Seiko’s 5 series – like this 1974 Seiko 6106-5530 automatic here – were popular and quite reminiscent of the late 1960’s and 1970’s chic.
Seiko did their homework when they designed these deep blue dials, and pictures do not do these justice - these dials are amazing to behold in person, and this dial here is no different.
Seiko debuted its 6106 dive watches in 1968 as its first “Sport Diver”...a light dive watch, that is. The Seiko 6106 series - just like its subsequent 6119 little brother - was a line of 70-meter diver watches; the line was aimed at “light” water sports that gained in widespread popularity during the late 1960’s and 1970’s (hence the 70-meter dive rating); however, these dive watches did not feature diving bezels.
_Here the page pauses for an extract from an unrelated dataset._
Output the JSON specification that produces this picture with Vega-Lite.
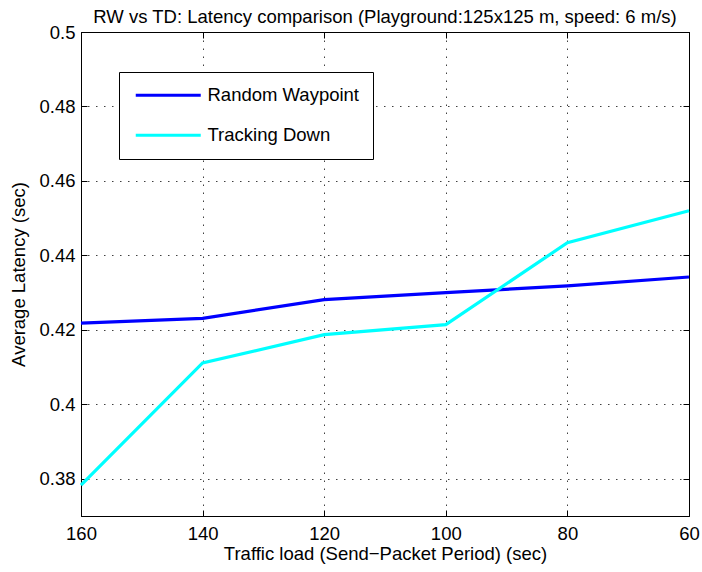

Throughout 1968, the 6106 - in particular the 6106 here - was the face of Seiko's new sport diver line (see the vintage June 1968 Seiko catolog here for more).
As noted by Worn&Wound, Seiko’s marketing ads boasted about the 6106’s diving capability, that was “Proof," all the way down to a whopping 229 feet (!); other ads made the line seem like the choice for surfers. Granted this makes for some shallow diving, but not in the era these debuted. Regardless, it was a popular offering and affordable.
Although the Seiko 6106 here is part of a line separate from the Sport Diver - the Actus line - it shares the same bulletproof "guts" as its light diver brethren. The Seiko 5 Actus line was first introduced in the 1970s and was known for its distinctive and stylish designs, as well as its innovative technology.
The Seiko 5 collection was introduced in 1963, with the beefier Seiko 5 Sports line following subsequent in 1968 – every watch in the Seiko 5 range is designated to have a mechanical movement, a day-date display in a single window, water resistance, a recessed crown and a robust bracelet or strap. Up to the present, Seiko’s 5 elements still hold up and cement the 5 as one of the most significant lines in Seiko history.
On to one of the best features of the 6106 – the dial. These dials, regardless of color, sparkle in the light and were finished better than many of the Swiss watches from the same period. Couple this with very little writing on the dial and raised applied hour indices, and you have a dial that’s purposeful and sparse.
Even today, Seiko's 5 lines continue to win plaudits - as noted recently in GQ Magazine, "Regardless of where a budding collector might be headed, the first question they all have is the same: Where do I start?"
"My answer is the Seiko 5 line. These watches check all the boxes: They’re affordable, distinctive, and, despite costing a fraction of what most mechanical sports watches do, are built to last. The famed Japanese watchmaker launched the 5 line in 1968, and revamped it in 2019 when it released watches...at prices that seem to be missing a zero."
"For the aspiring collector who has never owned a watch, the attractive price point of a Seiko 5 may be all the convincing one needs. And for the burgeoning horologist who already owns a timepiece or two, these watches come with the history, the quality, the sophisticated design, and the functionality that make them every bit as essential as any Swiss brand to a well-rounded collection."
Another indicator of the love remaining for the Seiko 6106, aside from GQ's imprimatur? Seiko made literally hundreds of Sports diver variations during this time period, with the Japanese manufactures’ Suwa and Dani factory seemingly in competition with one another to see which could devise the most compelling models. Which meant the staggering diversity resulted in some remarkably unique watches, like the example here.
This atypically square Seiko 6106 comes on its original Seiko stainless-steel bracelet, and with rugged travel case and spring bar tool.
1974 Seiko 6106-5530 Automatic Watch, w/Original Bracelet
DIAL: Seiko-signed blue dial, with matching minute, hour, and second hands. Day/date function - with Kanji Japanese/English day variants - at 3 o'clock position works as designed; day and date function quickset works, as designed.
CASE: Atypical square stainless-steel case - with sharp case lines - measures 36.5mm x 41mm stainless steel case, with recessed crown and matching caseback.
CRYSTAL: Domed square acrylic crystal, no scratches or blemishes.
BAND: This 6106 comes on its original Seiko-signed stainless-steel bracelet, which will fit up to an approx. 7.75 inch wrist w/the included clasp extention.
MOVEMENT: Seiko 6106 automatic movement, manufactured in October 1974.
CROWN: Recessed unsigned stainless-steel crown.